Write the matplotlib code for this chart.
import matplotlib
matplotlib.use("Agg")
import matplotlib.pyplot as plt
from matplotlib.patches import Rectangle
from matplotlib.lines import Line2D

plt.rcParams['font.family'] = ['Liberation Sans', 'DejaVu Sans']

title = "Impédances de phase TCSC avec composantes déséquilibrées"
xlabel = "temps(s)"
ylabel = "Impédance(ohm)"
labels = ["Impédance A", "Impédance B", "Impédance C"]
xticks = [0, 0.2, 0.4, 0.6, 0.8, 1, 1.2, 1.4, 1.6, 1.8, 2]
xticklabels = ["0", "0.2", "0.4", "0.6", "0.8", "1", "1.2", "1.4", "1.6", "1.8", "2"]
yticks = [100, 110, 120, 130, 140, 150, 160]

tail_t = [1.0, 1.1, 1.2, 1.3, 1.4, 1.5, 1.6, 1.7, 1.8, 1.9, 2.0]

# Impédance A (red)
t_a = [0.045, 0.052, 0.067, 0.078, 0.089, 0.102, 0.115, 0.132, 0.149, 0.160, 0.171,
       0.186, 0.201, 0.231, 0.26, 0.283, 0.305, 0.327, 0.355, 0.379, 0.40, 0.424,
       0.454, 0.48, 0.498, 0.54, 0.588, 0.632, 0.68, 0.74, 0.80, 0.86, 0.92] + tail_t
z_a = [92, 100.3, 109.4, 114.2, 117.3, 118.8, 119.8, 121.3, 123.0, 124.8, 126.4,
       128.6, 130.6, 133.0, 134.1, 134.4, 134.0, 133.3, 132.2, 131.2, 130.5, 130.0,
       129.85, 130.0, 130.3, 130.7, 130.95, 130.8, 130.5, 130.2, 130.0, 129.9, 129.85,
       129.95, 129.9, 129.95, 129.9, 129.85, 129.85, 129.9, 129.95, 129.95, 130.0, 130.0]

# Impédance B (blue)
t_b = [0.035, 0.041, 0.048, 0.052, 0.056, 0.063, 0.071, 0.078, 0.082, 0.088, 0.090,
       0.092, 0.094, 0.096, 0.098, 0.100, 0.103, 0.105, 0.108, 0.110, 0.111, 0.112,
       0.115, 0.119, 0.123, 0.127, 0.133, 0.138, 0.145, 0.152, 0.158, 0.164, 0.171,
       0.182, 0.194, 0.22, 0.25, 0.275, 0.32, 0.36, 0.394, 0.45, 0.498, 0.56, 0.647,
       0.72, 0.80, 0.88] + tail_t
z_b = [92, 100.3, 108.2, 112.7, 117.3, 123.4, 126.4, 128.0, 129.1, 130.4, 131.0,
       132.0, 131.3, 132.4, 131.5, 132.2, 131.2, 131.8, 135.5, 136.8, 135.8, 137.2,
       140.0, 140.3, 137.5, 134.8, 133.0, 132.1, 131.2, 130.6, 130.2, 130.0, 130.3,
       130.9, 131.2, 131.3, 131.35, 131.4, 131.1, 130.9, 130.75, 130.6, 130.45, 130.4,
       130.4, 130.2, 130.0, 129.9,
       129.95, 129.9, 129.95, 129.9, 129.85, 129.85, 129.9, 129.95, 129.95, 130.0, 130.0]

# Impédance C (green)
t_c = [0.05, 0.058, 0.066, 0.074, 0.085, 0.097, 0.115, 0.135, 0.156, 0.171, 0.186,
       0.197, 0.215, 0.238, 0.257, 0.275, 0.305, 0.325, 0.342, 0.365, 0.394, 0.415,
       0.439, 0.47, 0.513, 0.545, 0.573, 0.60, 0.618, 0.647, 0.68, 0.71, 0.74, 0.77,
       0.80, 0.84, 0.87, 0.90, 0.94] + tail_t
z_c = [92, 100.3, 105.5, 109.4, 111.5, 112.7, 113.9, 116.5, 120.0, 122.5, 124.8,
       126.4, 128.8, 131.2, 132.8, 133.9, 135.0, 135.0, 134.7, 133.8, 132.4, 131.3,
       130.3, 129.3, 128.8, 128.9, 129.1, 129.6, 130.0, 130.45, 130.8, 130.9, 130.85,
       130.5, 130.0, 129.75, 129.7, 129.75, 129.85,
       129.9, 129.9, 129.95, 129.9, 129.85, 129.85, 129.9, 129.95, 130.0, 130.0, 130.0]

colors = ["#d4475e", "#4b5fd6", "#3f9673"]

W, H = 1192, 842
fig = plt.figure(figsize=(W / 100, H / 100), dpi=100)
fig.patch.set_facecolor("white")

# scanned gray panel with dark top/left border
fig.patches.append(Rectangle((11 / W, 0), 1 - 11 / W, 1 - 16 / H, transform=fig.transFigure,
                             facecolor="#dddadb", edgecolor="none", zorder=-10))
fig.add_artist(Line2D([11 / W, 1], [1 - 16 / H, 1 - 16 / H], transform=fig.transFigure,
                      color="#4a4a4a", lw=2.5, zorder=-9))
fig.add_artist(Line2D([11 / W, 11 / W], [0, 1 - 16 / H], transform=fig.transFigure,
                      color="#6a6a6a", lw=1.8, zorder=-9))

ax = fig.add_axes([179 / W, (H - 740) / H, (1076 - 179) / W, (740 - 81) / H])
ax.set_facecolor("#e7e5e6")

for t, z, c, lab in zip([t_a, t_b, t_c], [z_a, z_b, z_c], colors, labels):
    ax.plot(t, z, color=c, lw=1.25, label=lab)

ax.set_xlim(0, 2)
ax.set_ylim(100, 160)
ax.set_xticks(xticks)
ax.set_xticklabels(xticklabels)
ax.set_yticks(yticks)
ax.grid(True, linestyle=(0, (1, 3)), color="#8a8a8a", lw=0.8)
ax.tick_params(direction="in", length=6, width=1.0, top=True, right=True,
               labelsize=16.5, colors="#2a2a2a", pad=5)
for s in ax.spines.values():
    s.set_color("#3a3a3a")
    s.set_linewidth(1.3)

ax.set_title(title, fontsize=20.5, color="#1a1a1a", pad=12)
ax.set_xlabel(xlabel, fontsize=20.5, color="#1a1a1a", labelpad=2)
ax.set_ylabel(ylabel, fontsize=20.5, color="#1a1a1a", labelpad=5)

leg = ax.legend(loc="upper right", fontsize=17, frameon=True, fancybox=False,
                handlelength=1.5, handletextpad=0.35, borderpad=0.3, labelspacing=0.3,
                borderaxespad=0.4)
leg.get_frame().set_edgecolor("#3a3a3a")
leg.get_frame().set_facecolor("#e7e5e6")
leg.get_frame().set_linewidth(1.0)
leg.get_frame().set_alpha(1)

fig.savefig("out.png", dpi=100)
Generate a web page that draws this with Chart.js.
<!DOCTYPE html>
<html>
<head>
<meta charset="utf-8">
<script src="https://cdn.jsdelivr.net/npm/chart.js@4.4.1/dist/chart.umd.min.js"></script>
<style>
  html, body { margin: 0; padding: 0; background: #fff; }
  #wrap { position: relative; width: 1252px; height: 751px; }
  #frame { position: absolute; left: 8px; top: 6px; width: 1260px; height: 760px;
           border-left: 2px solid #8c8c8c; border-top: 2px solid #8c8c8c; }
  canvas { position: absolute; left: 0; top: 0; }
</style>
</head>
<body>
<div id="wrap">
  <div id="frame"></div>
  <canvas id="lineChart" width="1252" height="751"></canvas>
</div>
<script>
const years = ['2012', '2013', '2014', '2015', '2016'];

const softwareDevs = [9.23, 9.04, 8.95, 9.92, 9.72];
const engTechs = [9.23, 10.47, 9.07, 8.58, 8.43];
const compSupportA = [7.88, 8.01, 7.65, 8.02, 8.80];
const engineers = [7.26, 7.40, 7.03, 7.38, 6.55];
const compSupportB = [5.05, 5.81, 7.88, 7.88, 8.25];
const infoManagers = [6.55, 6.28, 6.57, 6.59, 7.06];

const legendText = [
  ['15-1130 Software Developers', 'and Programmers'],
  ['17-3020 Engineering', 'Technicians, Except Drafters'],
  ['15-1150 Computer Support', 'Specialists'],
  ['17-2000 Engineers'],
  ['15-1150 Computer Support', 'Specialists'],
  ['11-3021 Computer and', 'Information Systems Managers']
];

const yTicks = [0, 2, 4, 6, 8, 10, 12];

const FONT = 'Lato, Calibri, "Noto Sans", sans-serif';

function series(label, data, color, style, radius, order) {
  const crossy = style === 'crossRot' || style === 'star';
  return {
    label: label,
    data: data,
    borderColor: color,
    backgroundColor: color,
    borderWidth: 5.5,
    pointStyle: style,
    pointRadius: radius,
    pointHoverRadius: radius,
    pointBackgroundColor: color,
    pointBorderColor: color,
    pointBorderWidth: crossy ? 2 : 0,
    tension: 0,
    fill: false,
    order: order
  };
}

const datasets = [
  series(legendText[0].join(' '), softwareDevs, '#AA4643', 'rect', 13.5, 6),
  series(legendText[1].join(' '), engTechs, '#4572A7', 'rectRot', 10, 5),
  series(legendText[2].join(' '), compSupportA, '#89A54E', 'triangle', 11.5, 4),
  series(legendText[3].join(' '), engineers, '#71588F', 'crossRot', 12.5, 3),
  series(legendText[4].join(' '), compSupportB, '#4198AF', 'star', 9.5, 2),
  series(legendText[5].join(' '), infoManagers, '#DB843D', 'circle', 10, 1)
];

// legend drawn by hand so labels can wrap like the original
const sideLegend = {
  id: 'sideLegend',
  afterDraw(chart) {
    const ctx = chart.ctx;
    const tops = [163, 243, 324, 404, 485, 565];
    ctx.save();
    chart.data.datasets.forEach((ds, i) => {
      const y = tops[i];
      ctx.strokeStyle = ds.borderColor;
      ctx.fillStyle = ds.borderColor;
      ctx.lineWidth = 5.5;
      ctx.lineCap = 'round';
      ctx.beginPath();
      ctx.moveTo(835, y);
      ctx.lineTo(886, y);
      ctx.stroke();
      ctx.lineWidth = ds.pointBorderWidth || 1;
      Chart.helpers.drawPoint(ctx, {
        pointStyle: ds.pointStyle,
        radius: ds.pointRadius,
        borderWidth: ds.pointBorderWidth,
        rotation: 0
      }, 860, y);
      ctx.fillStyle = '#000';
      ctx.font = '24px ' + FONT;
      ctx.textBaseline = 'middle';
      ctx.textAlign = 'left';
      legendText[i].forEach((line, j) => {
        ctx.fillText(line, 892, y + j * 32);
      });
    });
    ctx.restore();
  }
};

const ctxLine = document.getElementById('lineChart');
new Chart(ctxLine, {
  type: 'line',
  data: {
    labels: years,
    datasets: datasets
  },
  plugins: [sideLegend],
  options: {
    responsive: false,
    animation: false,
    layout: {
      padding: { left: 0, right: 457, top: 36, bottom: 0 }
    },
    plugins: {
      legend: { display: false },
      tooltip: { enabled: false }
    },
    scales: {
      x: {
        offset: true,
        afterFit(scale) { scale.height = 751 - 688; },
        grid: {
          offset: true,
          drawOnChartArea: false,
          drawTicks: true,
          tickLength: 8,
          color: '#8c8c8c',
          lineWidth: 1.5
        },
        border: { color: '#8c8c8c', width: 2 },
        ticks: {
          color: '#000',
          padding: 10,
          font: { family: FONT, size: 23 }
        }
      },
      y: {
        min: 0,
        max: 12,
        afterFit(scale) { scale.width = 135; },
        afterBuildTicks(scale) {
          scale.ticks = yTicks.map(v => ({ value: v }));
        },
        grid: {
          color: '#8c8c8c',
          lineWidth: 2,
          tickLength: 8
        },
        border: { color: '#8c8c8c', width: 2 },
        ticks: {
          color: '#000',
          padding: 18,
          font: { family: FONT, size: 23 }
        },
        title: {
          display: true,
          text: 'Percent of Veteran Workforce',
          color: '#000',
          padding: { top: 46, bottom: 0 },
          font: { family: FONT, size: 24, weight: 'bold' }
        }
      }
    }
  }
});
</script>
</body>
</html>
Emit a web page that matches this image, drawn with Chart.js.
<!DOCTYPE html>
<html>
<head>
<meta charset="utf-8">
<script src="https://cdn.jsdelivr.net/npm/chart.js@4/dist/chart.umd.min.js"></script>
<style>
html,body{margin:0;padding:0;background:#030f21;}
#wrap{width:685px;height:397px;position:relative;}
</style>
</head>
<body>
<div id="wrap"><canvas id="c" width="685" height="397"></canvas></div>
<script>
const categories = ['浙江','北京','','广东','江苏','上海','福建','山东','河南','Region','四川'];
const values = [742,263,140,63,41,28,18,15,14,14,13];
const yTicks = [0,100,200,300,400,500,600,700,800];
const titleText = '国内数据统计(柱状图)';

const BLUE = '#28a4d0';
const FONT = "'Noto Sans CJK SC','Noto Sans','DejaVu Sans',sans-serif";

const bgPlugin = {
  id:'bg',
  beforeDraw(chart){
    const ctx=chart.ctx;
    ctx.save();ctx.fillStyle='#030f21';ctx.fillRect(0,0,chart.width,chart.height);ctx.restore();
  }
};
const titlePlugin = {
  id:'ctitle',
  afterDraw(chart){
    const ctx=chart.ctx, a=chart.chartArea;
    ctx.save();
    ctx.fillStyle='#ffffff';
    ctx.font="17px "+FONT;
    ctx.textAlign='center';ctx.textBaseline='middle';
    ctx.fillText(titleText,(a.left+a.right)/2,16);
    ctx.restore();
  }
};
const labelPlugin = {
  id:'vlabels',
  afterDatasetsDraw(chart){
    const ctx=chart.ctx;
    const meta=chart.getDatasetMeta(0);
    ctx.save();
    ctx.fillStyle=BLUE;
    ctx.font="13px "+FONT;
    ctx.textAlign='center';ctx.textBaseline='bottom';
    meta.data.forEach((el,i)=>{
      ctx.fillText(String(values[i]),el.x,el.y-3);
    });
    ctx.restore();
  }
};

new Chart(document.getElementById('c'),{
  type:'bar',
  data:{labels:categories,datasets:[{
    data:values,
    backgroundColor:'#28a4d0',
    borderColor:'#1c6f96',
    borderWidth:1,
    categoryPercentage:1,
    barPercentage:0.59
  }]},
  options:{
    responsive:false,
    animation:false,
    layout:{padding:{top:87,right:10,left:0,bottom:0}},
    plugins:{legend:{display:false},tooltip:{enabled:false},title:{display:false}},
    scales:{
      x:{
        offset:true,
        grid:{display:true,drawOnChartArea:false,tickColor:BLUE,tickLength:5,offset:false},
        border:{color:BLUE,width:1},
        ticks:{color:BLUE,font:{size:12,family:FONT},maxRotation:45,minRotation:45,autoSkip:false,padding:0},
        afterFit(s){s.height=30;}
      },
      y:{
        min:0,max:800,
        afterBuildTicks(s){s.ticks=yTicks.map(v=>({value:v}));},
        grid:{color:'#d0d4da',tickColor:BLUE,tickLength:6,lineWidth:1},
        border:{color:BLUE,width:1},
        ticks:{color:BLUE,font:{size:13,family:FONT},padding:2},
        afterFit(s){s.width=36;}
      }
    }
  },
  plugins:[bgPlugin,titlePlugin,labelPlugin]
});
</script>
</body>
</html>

_____

* _Stated problem_
Set down verbatim only the lines between the start of the data above and the line with "plt.rcParams['font.family'] = ['Liberation", both boundaries included.

* _Complete output_
Write the matplotlib code for this chart.
import matplotlib
matplotlib.use("Agg")
import matplotlib.pyplot as plt
from matplotlib.patches import Rectangle
from matplotlib.lines import Line2D

plt.rcParams['font.family'] = ['Liberation Sans', 'DejaVu Sans']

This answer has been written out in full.